Wednesday, April 13, 2022

The Scarred Woman by Jussi Adler-Olsen

 

(pb; 2017: seventh book in the Department Q series. Translated from the Danish by William Frost.)

From the inside flap

“Detective Carl Mørck of Department Q, Copenhagen’s cold case division, meets his toughest challenge yet when the dark, troubled past of one of his team members collides with a sinister unsolved murder.

“In a Copenhagen park, a woman’s body is discovered. The case bears a striking resemblance to another unsolved murder investigation from more than a decade ago, but the connection between the two victims confounds the police. Across town, a group of young women are being hunted. The attacks seem random, but could these brutal acts of violence be related? Detective Carl Mørck is charged with solving the mystery.

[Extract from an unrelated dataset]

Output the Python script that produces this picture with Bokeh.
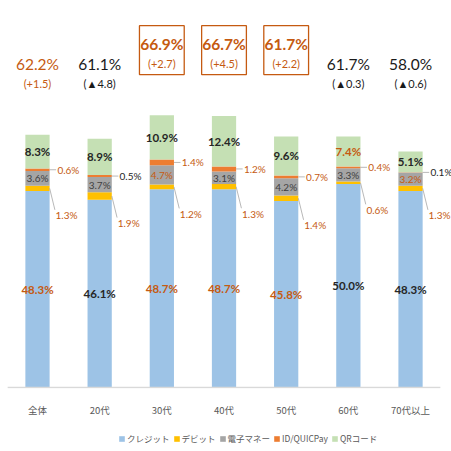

“Back at headquarters, Carl and his team are under pressure to deliver results: failure to meet his supervisors’ expectations will mean the end of Department Q. Solving the case, however, is not their only concern. After an earlier breakdown, their colleague Rose [Knudsen], is still struggling to deal with the reemergence of her past─a past in which a terrible crime may have been committed. It is up to Carl and his team to uncove the dark and violent truth at the heart of Rose’s childhood, while working the cases that will define their careers before it is too late.”

 

Review

A social worker, sick of the slutty layabouts she is forced to deal with, decides to start offing a few of them. Meanwhile, Rose Knudsen, one of Department Q’s key investigators, has a multiple-personality crisis stemming from the events of The Hanging Girl, a crisis that that threatens not only her role within the department, but her continued breath.

This seventh Department Q novel is an especially emotional entry in the series, and like its preceding books, deftly juggles multiple cases─which may or may not be linked─and elements that come together in a satisfactory, well-paced and entertaining manner. Another great police procedural-hybrid-genre read, Scarred is worth owning. Followed by Victim 2117.